I had some high hope for a story in the Times about why studios keep making remakes when they all end up failing, but alas it's a pretty big disappointment. Patrick Goldstein should have written this story, at least we would have heard from a lot of execs and producers who have unique and illuminating theories on why these things fail and why the studios keep making them anyway.
My first thought when I saw this story was what my angle was going to be. I landed on "no hit currently on the air is a remake", but the Times got there first:
That is another way of saying it is only natural to turn to familiar titles because they attract attention. The question is whether the series that result will attract viewers.
The track record does more than suggest not: it screams not. In the history of network television, no remake of a previous hit series has ever become a hit itself on network television.
That pretty much sums it up, and yet the only exec the Times bothered to quote -- Warren Littlefield -- seems to miss that point entirely:
Mr. Littlefield said that the woeful track record of previous remakes should not discourage network programmers from continuing to buy projects based on old hits. "But there has to be a series there," he said.
This isn't a knock on Littlefield so much as it is the current crop of network execs who keep buying this garbage -- you really can't blame the studio heads for trying to make it, if there's a market for garbage then hell, make and sell some garbage -- but that sounds like something you'd expect an obsessive failure. Someone who has spent the better part of their adult life searching for lost treasure only to find there never was any.

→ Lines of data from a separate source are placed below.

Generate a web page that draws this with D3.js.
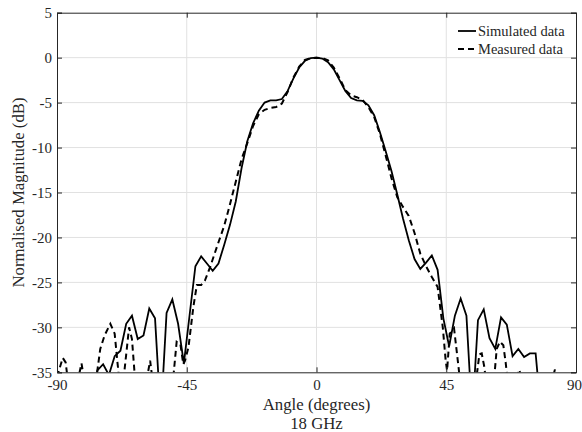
<!DOCTYPE html>
<html>
<head>
<meta charset="utf-8">
<script src="https://cdn.jsdelivr.net/npm/d3@7"></script>
<style>
  body { margin: 0; background: #fff; }
  svg { display: block; }
  text { font-family: "Liberation Serif", "Times New Roman", serif; fill: #262626; }
</style>
</head>
<body>
<div id="chart"></div>
<script>
// simulated pattern, 2 degree steps
const simAngle = [-90,-88,-86,-84,-82,-80,-78,-76,-74,-72,-70,-68,-66,-64,-62,-60,-58,-56,-54,-52,
  -50,-48,-46,-44,-42,-40,-38,-36,-34,-32,-30,-28,-26,-24,-22,-20,-18,-16,-14,-12,
  -10,-8,-6,-4,-2,0,2,4,6,8,10,12,14,16,18,20,22,24,26,28,
  30,32,34,36,38,40,42,44,46,48,50,52,54,56,58,60,62,64,66,68,
  70,72,74,76,78,80,82,84,86,88,90];
const simDb = [-40,-40,-40,-40,-40,-40,-40,-34.8,-34.1,-35.3,-33.2,-32.6,-29.6,-28.7,-31.3,-30.9,-27.9,-29.0,-40,-28.4,
  -26.9,-29.6,-34.0,-28.6,-23.2,-22.1,-22.9,-23.7,-22.9,-20.8,-18.6,-16.0,-12.3,-9.3,-7.3,-5.9,-5.0,-4.75,-4.75,-4.6,
  -3.7,-2.3,-1.1,-0.35,-0.05,0,-0.1,-0.5,-1.3,-2.5,-3.7,-4.5,-4.75,-4.8,-5.3,-6.4,-8.3,-10.4,-12.6,-15.2,
  -17.9,-20.3,-22.4,-23.5,-22.8,-22.0,-23.6,-29.0,-32.1,-28.7,-26.8,-28.7,-40,-29.2,-28.0,-31.2,-32.4,-28.9,-29.7,-33.2,
  -32.4,-33.3,-32.9,-32.9,-40,-40,-40,-40,-40,-40,-40];

// measured pattern
const measAngle = [-90,-88,-87,-86,-84,-82.5,-81.5,-80.5,-78,-76.5,-75,-73.5,-71.5,-70,-69,-68,-67,-65,-64,-63,
  -61,-59,-57.7,-57,-55,-51,-49.5,-48.5,-47.2,-46.2,-45.6,-44.4,-42.7,-41.5,-40,-38.7,-36.9,-34.6,-32,-30,
  -28,-26,-24,-22,-20,-18,-16,-14,-12,-10,-8,-6,-4,-2,0,2,4,6,8,10,
  12,14,16,18,20,22,24,26,28,30,32,34,36,38,40,42,43.8,44.8,45.3,46.2,
  47.7,49,50,52,54,55.3,56.5,57.3,58.2,59,61,62.5,63.6,64.8,65.6,66.3,68,69.5,70.3,71,
  73,80,82,82.7,83.5,86,90];
const measDb = [-35.5,-33.4,-33.9,-36.5,-38,-35.5,-34.0,-36,-40,-36,-32.4,-30.9,-29.6,-30.7,-34,-37,-36,-30.0,-31.3,-35.5,
  -40,-36,-33.7,-35.5,-40,-40,-35,-31.6,-31.9,-34.1,-33.7,-32.2,-27.7,-25.3,-25.3,-24.8,-23.3,-21.1,-18.7,-16.3,
  -13.8,-11.3,-9.5,-7.6,-6.3,-5.8,-5.6,-5.5,-5.1,-3.8,-2.2,-1.0,-0.25,-0.05,0,-0.05,-0.3,-1.1,-2.3,-3.6,
  -4.2,-4.4,-4.7,-5.5,-6.6,-8.5,-10.9,-13.4,-15.5,-16.6,-17.6,-19.5,-21.8,-23.2,-24.4,-25.5,-30.0,-33.7,-34.8,-30.7,
  -30.1,-33.7,-36.5,-40,-40,-36,-33.0,-32.9,-34.4,-36.5,-38,-32.4,-31.6,-32.0,-33.9,-36,-38,-35.5,-34.7,-35.5,
  -40,-40,-35.5,-34.7,-36,-40,-40];

const xTicks = [-90, -45, 0, 45, 90];
const yTicks = [5, 0, -5, -10, -15, -20, -25, -30, -35];
const legendNames = ['Simulated data', 'Measured data'];

const width = 582, height = 432;
const marginLeft = 57, marginRight = 6, marginTop = 12.7, marginBottom = 59.7;
const w = width - marginLeft - marginRight;
const h = height - marginTop - marginBottom;

const svg = d3.select('#chart').append('svg')
  .attr('width', width)
  .attr('height', height);

const g = svg.append('g')
  .attr('transform', `translate(${marginLeft},${marginTop})`);

const x = d3.scaleLinear().domain([-90, 90]).range([0, w]);
const y = d3.scaleLinear().domain([-35, 5]).range([h, 0]);

// grid
g.append('g').selectAll('line')
  .data(xTicks.slice(1, -1))
  .enter().append('line')
  .attr('x1', d => x(d)).attr('x2', d => x(d))
  .attr('y1', 0).attr('y2', h)
  .attr('stroke', '#e1e1e1');
g.append('g').selectAll('line')
  .data(yTicks.slice(1, -1))
  .enter().append('line')
  .attr('x1', 0).attr('x2', w)
  .attr('y1', d => y(d)).attr('y2', d => y(d))
  .attr('stroke', '#e1e1e1');

svg.append('clipPath').attr('id', 'clip')
  .append('rect').attr('width', w).attr('height', h);

const simLine = d3.line()
  .x((d, i) => x(simAngle[i]))
  .y(d => y(d));
const measLine = d3.line()
  .x((d, i) => x(measAngle[i]))
  .y(d => y(d));

const lines = g.append('g').attr('clip-path', 'url(#clip)');
lines.append('path')
  .datum(simDb)
  .attr('fill', 'none')
  .attr('stroke', '#000')
  .attr('stroke-width', 1.8)
  .attr('d', simLine);
lines.append('path')
  .datum(measDb)
  .attr('fill', 'none')
  .attr('stroke', '#000')
  .attr('stroke-width', 2)
  .attr('stroke-dasharray', '6,4')
  .attr('d', measLine);

// axes, ticks pointing inward on all four sides
const fmt = d => String(d);
g.append('g')
  .attr('transform', `translate(0,${h})`)
  .call(d3.axisBottom(x).tickValues(xTicks).tickSize(-5).tickPadding(7).tickFormat(fmt))
  .call(a => a.selectAll('text').attr('font-size', '15px').attr('dy', '0.72em'))
  // last label sits at the window edge, keep it inside
  .call(a => a.selectAll('.tick').filter(d => d === 90).select('text')
    .attr('text-anchor', 'end').attr('x', 5.5));
g.append('g')
  .call(d3.axisLeft(y).tickValues(yTicks).tickSize(-5).tickPadding(5).tickFormat(fmt))
  .call(a => a.selectAll('text').attr('font-size', '15px'));
g.append('g')
  .call(d3.axisTop(x).tickValues(xTicks).tickSize(-5).tickFormat(''));
g.append('g')
  .attr('transform', `translate(${w},0)`)
  .call(d3.axisRight(y).tickValues(yTicks).tickSize(-5).tickFormat(''));
g.selectAll('.domain').attr('stroke', '#262626');
g.selectAll('.tick line').attr('stroke', '#262626');
g.selectAll('.tick text').attr('fill', '#262626').attr('font-family', '"Liberation Serif", serif');

// axis labels
g.append('text')
  .attr('x', w / 2)
  .attr('y', h + 38)
  .attr('text-anchor', 'middle')
  .attr('font-size', '16.8px')
  .text('Angle (degrees)');
g.append('text')
  .attr('x', w / 2)
  .attr('y', h + 57)
  .attr('text-anchor', 'middle')
  .attr('font-size', '16.8px')
  .text('18 GHz');
svg.append('text')
  .attr('transform', `translate(24,${marginTop + h / 2}) rotate(-90)`)
  .attr('text-anchor', 'middle')
  .attr('font-size', '16.8px')
  .text('Normalised Magnitude (dB)');

// legend
const legend = svg.append('g').attr('transform', 'translate(458,31)');
legendNames.forEach((name, i) => {
  legend.append('line')
    .attr('x1', 0).attr('x2', 18)
    .attr('y1', i * 18).attr('y2', i * 18)
    .attr('stroke', '#000')
    .attr('stroke-width', i === 0 ? 1.8 : 2)
    .attr('stroke-dasharray', i === 0 ? null : '6,4');
  legend.append('text')
    .attr('x', 20)
    .attr('y', i * 18)
    .attr('dy', '0.32em')
    .attr('font-size', '14.5px')
    .text(name);
});
</script>
</body>
</html>
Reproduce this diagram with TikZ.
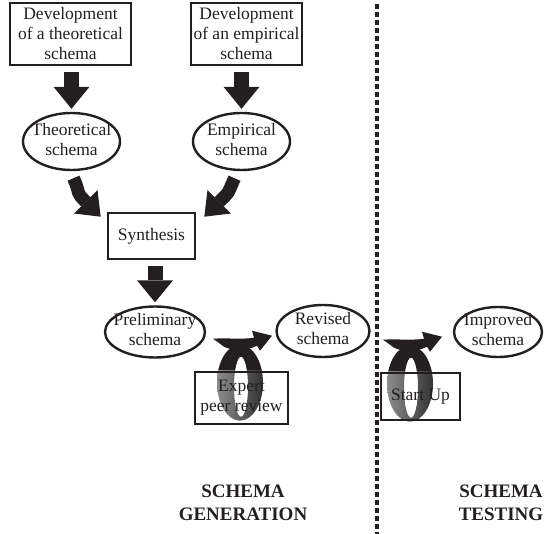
\documentclass[tikz,border=0pt]{standalone}
\usepackage{fontspec}
\setmainfont{Liberation Serif}
\usetikzlibrary{arrows.meta,shapes.geometric,calc}
\definecolor{ink}{RGB}{35,31,32}
\pgfdeclarelayer{background}
\pgfsetlayers{background,main}
\newcommand{\elltext}[1]{\makebox[0pt]{\smash{\raisebox{-4pt}{\begin{tabular}[c]{@{}c@{}}#1\end{tabular}}}}}
\newcommand{\looparrow}[1]{%
  \begin{scope}[shift={(#1)}]
    \begin{scope}
      \clip (-40,-60) rectangle (40,0);
      \fill[ink, even odd rule] (0,12) ellipse [x radius=23, y radius=38] (1,16) ellipse [x radius=7, y radius=30];
    \end{scope}
    \begin{scope}
      \clip (-40,0) rectangle (40,60);
      \shade[even odd rule, left color=black!45, middle color=black!12, right color=black!80] (0,12) ellipse [x radius=23, y radius=38] (1,16) ellipse [x radius=7, y radius=30];
    \end{scope}
    \fill[ink] (-27,-32) .. controls (-12,-33) and (0,-31) .. (14,-33) -- (12,-40) -- (32,-35) -- (20,-20) -- (17,-25) .. controls (5,-19) and (-8,-20) .. (-16,-24) .. controls (-20,-27) .. (-27,-32) -- cycle;
  \end{scope}}
\begin{document}
\begin{tikzpicture}[x=1pt, y=-1pt, font=\fontsize{17.5}{20}\selectfont, text=ink,
  box/.style={draw=ink, line width=2.6pt, rectangle, align=center, inner sep=0pt},
  ell/.style={draw=ink, line width=2.4pt, ellipse, inner sep=0pt},
  downarrow/.style={draw=ink, line width=15pt, -{Triangle[width=36pt,length=22pt,line width=0pt]}, shorten <=6pt, shorten >=3pt},
  curvearrow/.style={draw=ink, line width=13pt, -{Triangle[width=33pt,length=21pt,line width=0pt]}},
  sepline/.style={draw=ink, line width=3.5pt, dash pattern=on 5pt off 3pt},
  lbl/.style={font=\bfseries\fontsize{19}{23}\selectfont, align=center}]
\useasboundingbox (0,0) rectangle (551,534);
\node[box, minimum width=121pt, minimum height=62pt] (dev1) at (70.5,34) {Development\\of a theoretical\\schema};
\node[box, minimum width=111pt, minimum height=62pt] (dev2) at (246.5,34) {Development\\of an empirical\\schema};
\node[ell, minimum width=97pt, minimum height=57pt] (th) at (71.5,141.5) {\elltext{Theoretical\\schema}};
\node[ell, minimum width=97pt, minimum height=57pt] (emp) at (241.5,141.5) {\elltext{Empirical\\schema}};
\node[box, minimum width=87pt, minimum height=46pt] (syn) at (151.5,236) {Synthesis};
\node[ell, minimum width=100pt, minimum height=51pt] (prel) at (155,332) {\elltext{Preliminary\\schema}};
\node[ell, minimum width=93pt, minimum height=52pt] (rev) at (323,331) {\elltext{Revised\\schema}};
\node[ell, minimum width=88pt, minimum height=50pt] (imp) at (498,332) {\elltext{Improved\\schema}};
\node[box, minimum width=93pt, minimum height=52pt] (exp) at (241.5,398) {Expert\\peer review};
\node[box, minimum width=79pt, minimum height=47pt] (su) at (420.5,396.5) {Start Up};
\node[lbl] (gen) at (243,503) {SCHEMA\\GENERATION};
\node[lbl] (test) at (501,503) {SCHEMA\\TESTING};
\coordinate (dtop) at (377,4);
\coordinate (dbot) at (377,534);
\draw[sepline] (dtop) -- (dbot);
\draw[downarrow] (dev1.south -| th.north) -- (th.north);
\draw[downarrow] (dev2.south -| emp.north) -- (emp.north);
\draw[downarrow] (syn.south -| prel.north) -- (prel.north);
\draw[curvearrow] ($(th.south)+(2,7)$) .. controls +(8,18) and +(-26,-26) .. ($(syn.north west)+(-6,5)$);
\draw[curvearrow] ($(emp.south)+(-7,7)$) .. controls +(-8,18) and +(26,-26) .. ($(syn.north east)+(8,5)$);
\coordinate (loopA) at ($(exp.north)+(-1.5,0)$);
\coordinate (loopB) at ($(su.north)+(-10.5,0)$);
\begin{pgfonlayer}{background}
\looparrow{loopA}
\looparrow{loopB}
\end{pgfonlayer}
\end{tikzpicture}
\end{document}
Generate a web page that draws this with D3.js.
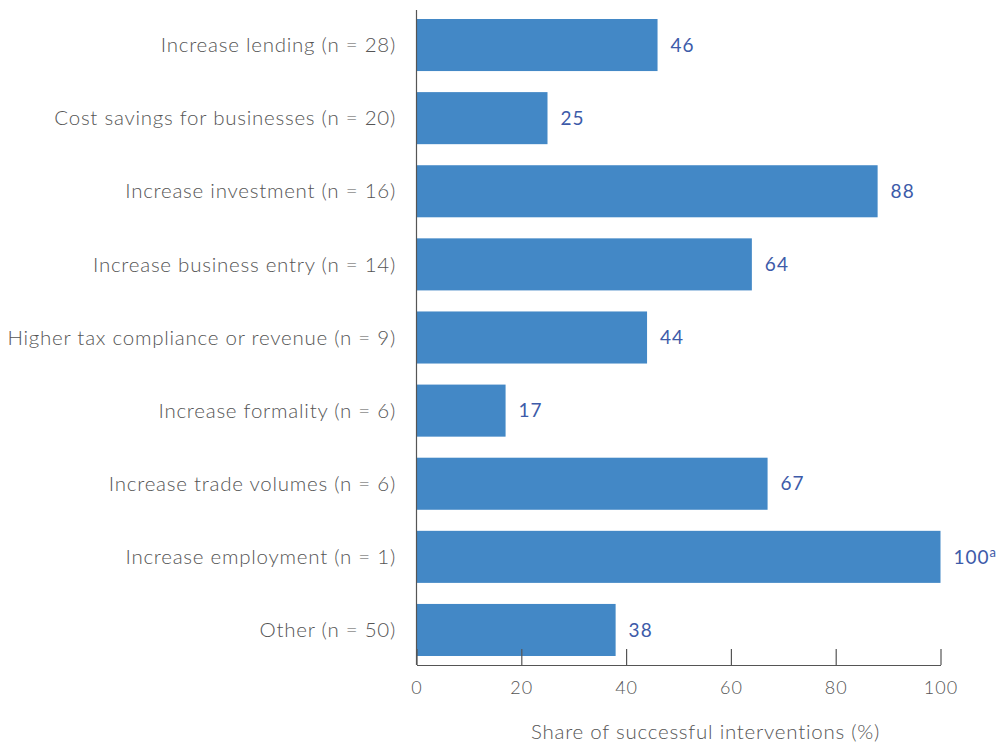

Just because there was a marketable idea 20 years ago doesn't mean that there still can be today if you just find that new angle that everyone else can't seem to find. I suspect any real marketer would tell you that the half-life of any concept is exactly how long it takes for that concept to peak, which is probably only a few years on television, before it's dead for good.
That's why remakes fail on television. Not because of bad talent or poor execution, although by all rights at least 90% of remakes fail because of that as well -- roughly the same number of normal shows that fail simply because they suck. Once you've sold the series concept you've only got one choice for success: bring everything back or go home.
And if you're into betting, by the way:
"Hawaii Five-O" is being created by the team of Alex Kurtzman and Roberto Orci, who wrote the scripts for the most recent "Star Trek" movie as well as the two "Transformers" films.
You ought to make good money on that show being the biggest flop of the year.